--- EXERCISE INPUT ---
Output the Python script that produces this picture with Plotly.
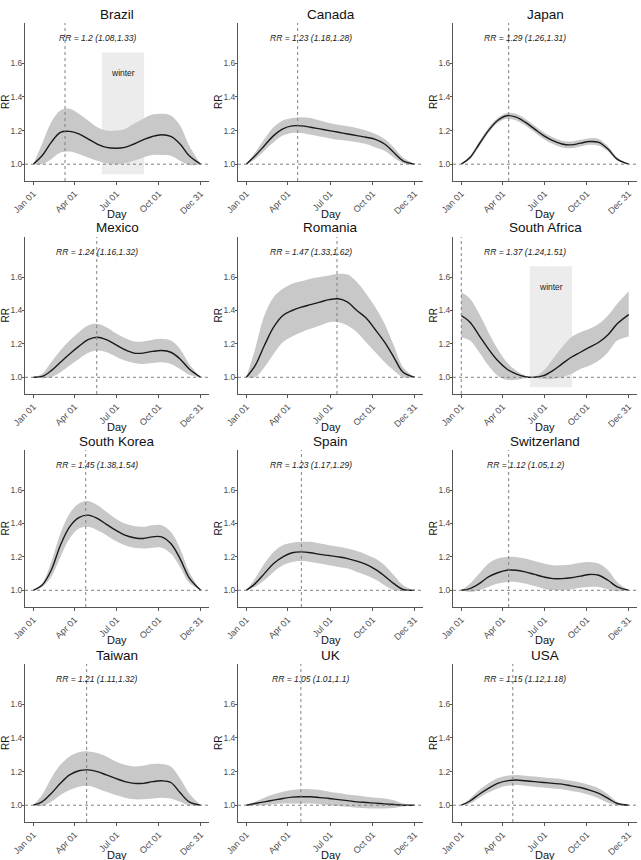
import plotly.graph_objects as go

W, H = 641, 860

days = [1, 20, 40, 60, 80, 100, 120, 140, 160, 180, 200, 220, 240, 260, 280, 300, 320, 340, 365]

countries = ["Brazil", "Canada", "Japan", "Mexico", "Romania", "South Africa",
             "South Korea", "Spain", "Switzerland", "Taiwan", "UK", "USA"]

rr_text = ["1.2 (1.08,1.33)", "1.23 (1.18,1.28)", "1.29 (1.26,1.31)",
           "1.24 (1.16,1.32)", "1.47 (1.33,1.62)", "1.37 (1.24,1.51)",
           "1.45 (1.38,1.54)", "1.23 (1.17,1.29)", "1.12 (1.05,1.2)",
           "1.21 (1.11,1.32)", "1.05 (1.01,1.1)", "1.15 (1.12,1.18)"]

peak_day = [70, 112, 104, 139, 197, 1, 115, 120, 104, 117, 119, 113]

has_winter = [True, False, False, False, False, True, False, False, False, False, False, False]
winter_start, winter_end = 150, 242

mean_brazil = [1.0, 1.05, 1.13, 1.19, 1.195, 1.18, 1.15, 1.12, 1.10, 1.095, 1.10, 1.12, 1.145, 1.165, 1.175, 1.165, 1.12, 1.05, 1.0]
upper_brazil = [1.0, 1.12, 1.25, 1.32, 1.33, 1.30, 1.26, 1.22, 1.20, 1.20, 1.21, 1.24, 1.27, 1.295, 1.30, 1.29, 1.23, 1.11, 1.0]
lower_brazil = [1.0, 1.0, 1.03, 1.07, 1.075, 1.06, 1.04, 1.02, 1.005, 1.0, 1.005, 1.02, 1.04, 1.055, 1.055, 1.05, 1.02, 0.995, 1.0]

mean_canada = [1.0, 1.05, 1.11, 1.17, 1.21, 1.228, 1.228, 1.22, 1.21, 1.20, 1.19, 1.18, 1.17, 1.16, 1.148, 1.12, 1.07, 1.02, 1.0]
upper_canada = [1.0, 1.07, 1.15, 1.22, 1.26, 1.275, 1.28, 1.275, 1.26, 1.245, 1.235, 1.225, 1.215, 1.20, 1.18, 1.15, 1.10, 1.04, 1.0]
lower_canada = [1.0, 1.03, 1.08, 1.13, 1.17, 1.185, 1.185, 1.175, 1.165, 1.155, 1.145, 1.14, 1.13, 1.12, 1.10, 1.08, 1.04, 1.005, 1.0]

mean_japan = [1.0, 1.04, 1.12, 1.20, 1.26, 1.288, 1.28, 1.25, 1.21, 1.17, 1.14, 1.12, 1.115, 1.125, 1.135, 1.13, 1.09, 1.03, 1.0]
upper_japan = [1.0, 1.05, 1.135, 1.215, 1.275, 1.305, 1.30, 1.27, 1.23, 1.19, 1.16, 1.14, 1.135, 1.145, 1.155, 1.15, 1.105, 1.04, 1.0]
lower_japan = [1.0, 1.03, 1.105, 1.185, 1.245, 1.27, 1.26, 1.23, 1.19, 1.15, 1.12, 1.10, 1.095, 1.105, 1.115, 1.11, 1.075, 1.02, 1.0]

mean_mexico = [1.0, 1.005, 1.04, 1.09, 1.14, 1.185, 1.225, 1.24, 1.225, 1.195, 1.165, 1.145, 1.145, 1.155, 1.16, 1.15, 1.11, 1.05, 1.0]
upper_mexico = [1.0, 1.02, 1.09, 1.16, 1.22, 1.27, 1.31, 1.32, 1.30, 1.265, 1.235, 1.215, 1.215, 1.225, 1.23, 1.22, 1.17, 1.08, 1.0]
lower_mexico = [1.0, 0.995, 1.0, 1.03, 1.07, 1.11, 1.145, 1.16, 1.15, 1.125, 1.10, 1.085, 1.08, 1.085, 1.09, 1.08, 1.05, 1.015, 1.0]

mean_romania = [1.0, 1.07, 1.19, 1.30, 1.37, 1.40, 1.42, 1.435, 1.45, 1.465, 1.47, 1.45, 1.40, 1.355, 1.285, 1.21, 1.12, 1.03, 1.0]
upper_romania = [1.0, 1.17, 1.37, 1.48, 1.53, 1.56, 1.575, 1.59, 1.60, 1.61, 1.62, 1.615, 1.57, 1.50, 1.42, 1.32, 1.19, 1.06, 1.0]
lower_romania = [1.0, 1.0, 1.06, 1.14, 1.21, 1.245, 1.27, 1.29, 1.31, 1.33, 1.33, 1.31, 1.27, 1.21, 1.15, 1.09, 1.04, 1.0, 1.0]

mean_safrica = [1.37, 1.33, 1.25, 1.17, 1.10, 1.05, 1.02, 1.003, 1.0, 1.01, 1.04, 1.08, 1.12, 1.15, 1.18, 1.21, 1.255, 1.32, 1.375]
upper_safrica = [1.51, 1.47, 1.38, 1.27, 1.17, 1.09, 1.04, 1.01, 1.003, 1.04, 1.11, 1.18, 1.24, 1.27, 1.29, 1.32, 1.37, 1.44, 1.515]
lower_safrica = [1.24, 1.22, 1.15, 1.07, 1.01, 0.985, 0.985, 0.995, 0.998, 0.99, 0.99, 1.0, 1.02, 1.05, 1.07, 1.10, 1.15, 1.22, 1.245]

mean_skorea = [1.0, 1.03, 1.12, 1.27, 1.38, 1.435, 1.45, 1.43, 1.395, 1.36, 1.33, 1.315, 1.31, 1.32, 1.32, 1.28, 1.19, 1.075, 1.0]
upper_skorea = [1.0, 1.04, 1.17, 1.34, 1.46, 1.52, 1.535, 1.51, 1.47, 1.43, 1.40, 1.385, 1.38, 1.39, 1.39, 1.35, 1.25, 1.11, 1.0]
lower_skorea = [1.0, 1.02, 1.08, 1.20, 1.31, 1.37, 1.38, 1.36, 1.33, 1.295, 1.27, 1.255, 1.25, 1.255, 1.255, 1.22, 1.14, 1.045, 1.0]

mean_spain = [1.0, 1.04, 1.10, 1.16, 1.20, 1.225, 1.23, 1.225, 1.215, 1.208, 1.20, 1.19, 1.175, 1.155, 1.125, 1.085, 1.04, 1.005, 1.0]
upper_spain = [1.0, 1.07, 1.16, 1.23, 1.27, 1.285, 1.29, 1.29, 1.28, 1.27, 1.26, 1.25, 1.235, 1.215, 1.19, 1.15, 1.09, 1.03, 1.0]
lower_spain = [1.0, 1.02, 1.06, 1.11, 1.15, 1.17, 1.175, 1.17, 1.16, 1.15, 1.14, 1.13, 1.11, 1.09, 1.065, 1.03, 1.0, 0.995, 1.0]

mean_swiss = [1.0, 1.01, 1.04, 1.08, 1.105, 1.12, 1.12, 1.11, 1.095, 1.08, 1.07, 1.07, 1.075, 1.085, 1.095, 1.09, 1.06, 1.02, 1.0]
upper_swiss = [1.0, 1.04, 1.10, 1.16, 1.19, 1.20, 1.20, 1.19, 1.175, 1.16, 1.15, 1.15, 1.155, 1.165, 1.17, 1.16, 1.12, 1.05, 1.0]
lower_swiss = [1.0, 0.99, 1.0, 1.02, 1.04, 1.05, 1.05, 1.04, 1.025, 1.01, 1.0, 1.0, 1.005, 1.015, 1.02, 1.02, 1.005, 0.995, 1.0]

mean_taiwan = [1.0, 1.02, 1.07, 1.13, 1.18, 1.205, 1.21, 1.20, 1.18, 1.16, 1.14, 1.13, 1.13, 1.14, 1.145, 1.135, 1.075, 1.02, 1.0]
upper_taiwan = [1.0, 1.06, 1.16, 1.24, 1.29, 1.315, 1.32, 1.31, 1.29, 1.26, 1.24, 1.23, 1.235, 1.245, 1.245, 1.23, 1.16, 1.07, 1.0]
lower_taiwan = [1.0, 0.995, 1.02, 1.06, 1.09, 1.11, 1.115, 1.10, 1.08, 1.06, 1.045, 1.035, 1.035, 1.04, 1.045, 1.04, 1.02, 1.0, 1.0]

mean_uk = [1.0, 1.01, 1.02, 1.03, 1.04, 1.048, 1.05, 1.05, 1.045, 1.04, 1.033, 1.027, 1.02, 1.016, 1.012, 1.008, 1.004, 1.0, 1.0]
upper_uk = [1.0, 1.02, 1.045, 1.065, 1.08, 1.09, 1.095, 1.095, 1.09, 1.08, 1.072, 1.064, 1.057, 1.05, 1.045, 1.04, 1.03, 1.01, 1.0]
lower_uk = [1.0, 1.0, 1.0, 1.005, 1.01, 1.01, 1.01, 1.01, 1.005, 1.0, 0.995, 0.99, 0.985, 0.982, 0.98, 0.98, 0.983, 0.992, 1.0]

mean_usa = [1.0, 1.025, 1.065, 1.10, 1.13, 1.145, 1.15, 1.145, 1.14, 1.135, 1.13, 1.125, 1.115, 1.105, 1.09, 1.07, 1.04, 1.01, 1.0]
upper_usa = [1.0, 1.04, 1.09, 1.13, 1.16, 1.175, 1.18, 1.175, 1.17, 1.165, 1.16, 1.155, 1.145, 1.135, 1.12, 1.10, 1.065, 1.02, 1.0]
lower_usa = [1.0, 1.01, 1.045, 1.075, 1.10, 1.115, 1.12, 1.115, 1.11, 1.105, 1.10, 1.095, 1.085, 1.075, 1.06, 1.04, 1.015, 1.0, 1.0]

means = [mean_brazil, mean_canada, mean_japan, mean_mexico, mean_romania, mean_safrica,
         mean_skorea, mean_spain, mean_swiss, mean_taiwan, mean_uk, mean_usa]
uppers = [upper_brazil, upper_canada, upper_japan, upper_mexico, upper_romania, upper_safrica,
          upper_skorea, upper_spain, upper_swiss, upper_taiwan, upper_uk, upper_usa]
lowers = [lower_brazil, lower_canada, lower_japan, lower_mexico, lower_romania, lower_safrica,
          lower_skorea, lower_spain, lower_swiss, lower_taiwan, lower_uk, lower_usa]

tick_days = [1, 91, 182, 274, 365]
tick_labels = ["Jan 01", "Apr 01", "Jul 01", "Oct 01", "Dec 31"]
y_ticks = [1.0, 1.2, 1.4, 1.6]

# layout geometry (pixels)
col_px = [(25, 209), (238, 423), (453, 637)]
row_px = [(23, 181), (237, 394), (450, 607), (664, 822)]
XR = [-17, 383]
YR = [0.9, 1.84]

FONT = "Liberation Sans, Arial, sans-serif"
BAND = "#c8c8c8"
WINTER = "#ececec"
AXC = "#555555"

fig = go.Figure()
annotations = []
shapes = []
layout_axes = {}

for i, name in enumerate(countries):
    r, c = divmod(i, 3)
    n = i + 1
    xa = "x" if n == 1 else f"x{n}"
    ya = "y" if n == 1 else f"y{n}"
    xk = "xaxis" if n == 1 else f"xaxis{n}"
    yk = "yaxis" if n == 1 else f"yaxis{n}"
    x0, x1 = col_px[c]
    t, b = row_px[r]
    xd = [x0 / W, x1 / W]
    yd = [1 - b / H, 1 - t / H]

    layout_axes[xk] = dict(
        domain=xd, anchor=ya, range=XR, tickmode="array", tickvals=tick_days,
        ticktext=tick_labels, tickangle=-45, showgrid=False, zeroline=False,
        showline=True, linecolor=AXC, linewidth=1, ticks="outside", ticklen=3,
        tickcolor=AXC, tickfont=dict(family=FONT, size=9, color="#4d4d4d"),
        automargin=False, fixedrange=True,
    )
    layout_axes[yk] = dict(
        domain=yd, anchor=xa, range=YR, tickmode="array", tickvals=y_ticks,
        tickformat=".1f", showgrid=False, zeroline=False, showline=True,
        linecolor=AXC, linewidth=1, ticks="outside", ticklen=2, tickcolor=AXC,
        tickfont=dict(family=FONT, size=8.5, color="#4d4d4d"),
        ticklabelstandoff=-2,
        automargin=False, fixedrange=True,
    )

    if has_winter[i]:
        shapes.append(dict(type="rect", xref=xa, yref=ya, x0=winter_start, x1=winter_end,
                           y0=0.94, y1=1.665, fillcolor=WINTER, line=dict(width=0),
                           layer="below"))
        annotations.append(dict(xref=xa, yref=ya, x=(winter_start + winter_end) / 2, y=1.54,
                                text="winter", showarrow=False,
                                font=dict(family=FONT, size=8.5, color="#222")))

    fig.add_trace(go.Scatter(x=days, y=uppers[i], xaxis=xa, yaxis=ya, mode="lines",
                             line=dict(width=0, shape="spline", smoothing=1.0),
                             hoverinfo="skip", showlegend=False))
    fig.add_trace(go.Scatter(x=days, y=lowers[i], xaxis=xa, yaxis=ya, mode="lines",
                             line=dict(width=0, shape="spline", smoothing=1.0),
                             fill="tonexty", fillcolor=BAND,
                             hoverinfo="skip", showlegend=False))
    fig.add_trace(go.Scatter(x=days, y=means[i], xaxis=xa, yaxis=ya, mode="lines",
                             line=dict(width=1.4, color="#1a1a1a", shape="spline", smoothing=1.0),
                             showlegend=False))

    # reference lines
    shapes.append(dict(type="line", xref=xa, yref=ya, x0=XR[0], x1=XR[1], y0=1.0, y1=1.0,
                       line=dict(color="#808080", width=1, dash="dot"), layer="above"))
    shapes.append(dict(type="line", xref=xa, yref=ya, x0=peak_day[i], x1=peak_day[i],
                       y0=YR[0], y1=YR[1],
                       line=dict(color="#808080", width=1, dash="dot"), layer="above"))

    # RR annotation
    annotations.append(dict(xref=xa, yref=ya, x=140, y=1.75,
                            text=f"<i>RR = {rr_text[i]}</i>", showarrow=False,
                            font=dict(family=FONT, size=8.5, color="#222")))
    # panel title
    annotations.append(dict(xref="paper", yref="paper", x=(x0 + x1) / 2 / W,
                            y=1 - (t - 9) / H, text=name, showarrow=False,
                            yanchor="middle", xanchor="center",
                            font=dict(family=FONT, size=13.5, color="#111")))
    # axis titles
    annotations.append(dict(xref="paper", yref="paper", x=(x0 + x1) / 2 / W,
                            y=1 - (b + 33) / H, text="Day", showarrow=False,
                            yanchor="middle", xanchor="center",
                            font=dict(family=FONT, size=11, color="#111")))
    annotations.append(dict(xref="paper", yref="paper", x=(x0 - 20) / W,
                            y=1 - (t + b) / 2 / H, text="RR", showarrow=False,
                            textangle=-90, yanchor="middle", xanchor="center",
                            font=dict(family=FONT, size=10, color="#111")))

fig.update_layout(
    width=W, height=H, margin=dict(l=0, r=0, t=0, b=0, autoexpand=False),
    paper_bgcolor="white", plot_bgcolor="white",
    annotations=annotations, shapes=shapes, **layout_axes,
)

fig.write_html("out.html")
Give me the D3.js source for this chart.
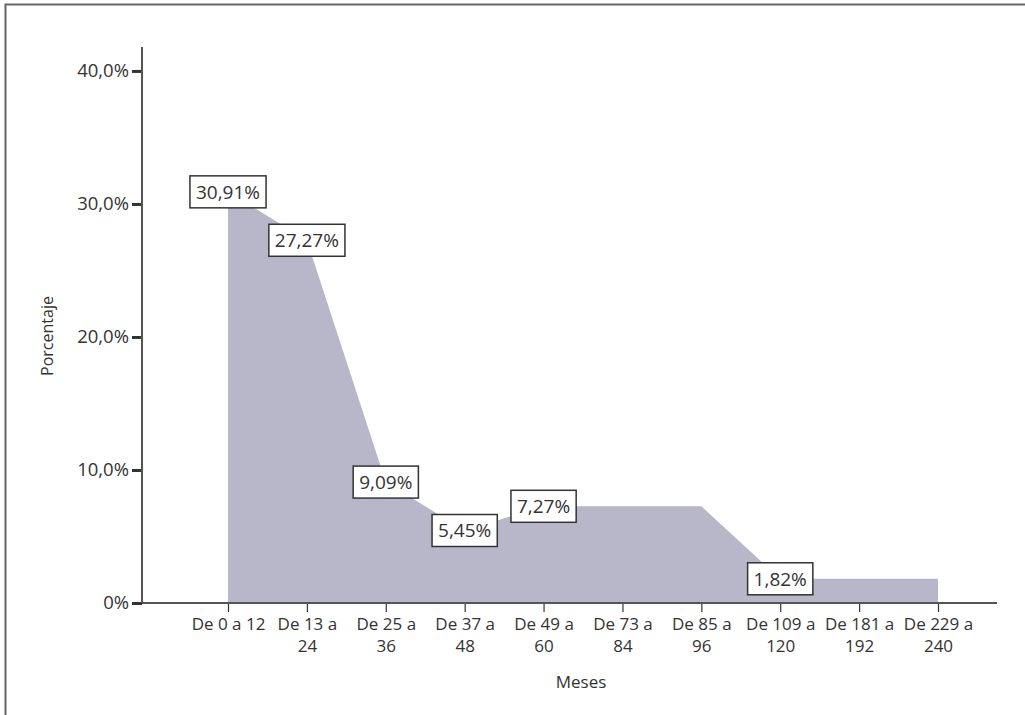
<!DOCTYPE html>
<html>
<head>
<meta charset="utf-8">
<script src="https://cdn.jsdelivr.net/npm/d3@7"></script>
<style>
  body { margin: 0; background: #fff; }
  svg text { font-family: "Open Sans", "Noto Sans", sans-serif; fill: #333; }
</style>
</head>
<body>
<svg id="chart"></svg>
<script>
// Width and height of svg
var width = 1025;
var height = 715;

// data
var categories = ["De 0 a 12", "De 13 a 24", "De 25 a 36", "De 37 a 48", "De 49 a 60",
                  "De 73 a 84", "De 85 a 96", "De 109 a 120", "De 181 a 192", "De 229 a 240"];
var percentages = [30.91, 27.27, 9.09, 5.45, 7.27, 7.27, 7.27, 1.82, 1.82, 1.82];
var yTicks = [0, 10, 20, 30, 40];
// only the first point of each value carries a label
var labelled = [0, 1, 2, 3, 4, 7];

var svg = d3.select("#chart")
            .attr("width", width)
            .attr("height", height);

// outer frame (cut off at right and bottom like the original)
svg.append("path")
   .attr("d", "M5.5,716V4.5H1026")
   .attr("fill", "none")
   .attr("stroke", "#666")
   .attr("stroke-width", 2);

var x = d3.scalePoint()
          .domain(categories)
          .range([228, 938]);

var y = d3.scaleLinear()
          .domain([0, 41.8])
          .range([603, 47]);

var fmtTick = function(d) { return d == 0 ? "0%" : d3.format(".1f")(d).replace(".", ",") + "%"; };
var fmtLabel = function(d) { return d3.format(".2f")(d).replace(".", ",") + "%"; };

// area
var area = d3.area()
             .x(function(d, i) { return x(categories[i]); })
             .y0(y(0))
             .y1(function(d) { return y(d); });

svg.append("path")
   .datum(percentages)
   .attr("d", area)
   .attr("fill", "#b7b7c9");

// y axis
var yAxis = svg.append("g")
   .attr("transform", "translate(142,0)")
   .call(d3.axisLeft(y).tickValues(yTicks).tickFormat(fmtTick).tickSize(10).tickPadding(3));
yAxis.select(".domain").remove();
yAxis.selectAll(".tick line").attr("stroke", "#333").attr("stroke-width", 3);
yAxis.selectAll(".tick text").style("font-size", "18.5px").attr("fill", "#333");

svg.append("line")
   .attr("x1", 142).attr("x2", 142)
   .attr("y1", y.range()[1]).attr("y2", y(0))
   .attr("stroke", "#555").attr("stroke-width", 2);

// x axis
var xAxis = svg.append("g")
   .attr("transform", "translate(0," + y(0) + ")")
   .call(d3.axisBottom(x).tickSize(9).tickPadding(6));
xAxis.select(".domain").remove();
xAxis.selectAll(".tick line").attr("stroke", "#333").attr("stroke-width", 1.2);
xAxis.selectAll(".tick text").style("font-size", "17px").attr("fill", "#333")
   .each(function(d) {
       var t = d3.select(this);
       t.text(null);
       var lines = d.length > 9 ? [d.slice(0, d.lastIndexOf(" ")), d.slice(d.lastIndexOf(" ") + 1)] : [d];
       lines.forEach(function(l, k) {
           t.append("tspan").attr("x", 0).attr("dy", k == 0 ? "0.71em" : "1.3em").text(l);
       });
   });

svg.append("line")
   .attr("x1", 142).attr("x2", 997)
   .attr("y1", y(0)).attr("y2", y(0))
   .attr("stroke", "#555").attr("stroke-width", 2);

// axis titles
svg.append("text")
   .attr("x", 581).attr("y", 688)
   .attr("text-anchor", "middle")
   .style("font-size", "17px")
   .text("Meses");

svg.append("text")
   .attr("transform", "translate(53,336)rotate(-90)")
   .attr("text-anchor", "middle")
   .style("font-size", "16px")
   .text("Porcentaje");

// value labels in boxes
var lab = svg.selectAll(".val")
   .data(labelled)
   .enter()
   .append("g")
   .attr("class", "val")
   .attr("transform", function(i) { return "translate(" + x(categories[i]) + "," + y(percentages[i]) + ")"; });

lab.append("text")
   .attr("text-anchor", "middle")
   .attr("dy", "0.36em")
   .style("font-size", "19px")
   .text(function(i) { return fmtLabel(percentages[i]); });

lab.each(function() {
    var g = d3.select(this);
    var b = g.select("text").node().getBBox();
    g.insert("rect", "text")
     .attr("x", b.x - 6).attr("y", -16)
     .attr("width", b.width + 12).attr("height", 32)
     .attr("fill", "#fff")
     .attr("stroke", "#333")
     .attr("stroke-width", 1.5);
});
</script>
</body>
</html>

--- PROBLEM DETAILS ---
In the records above, collect each line with "script".

--- TASK ANSWER ---
Output the Python script that produces this picture with Plotly.
<script src="https://cdn.jsdelivr.net/npm/d3@7"></script>
<script>
</script>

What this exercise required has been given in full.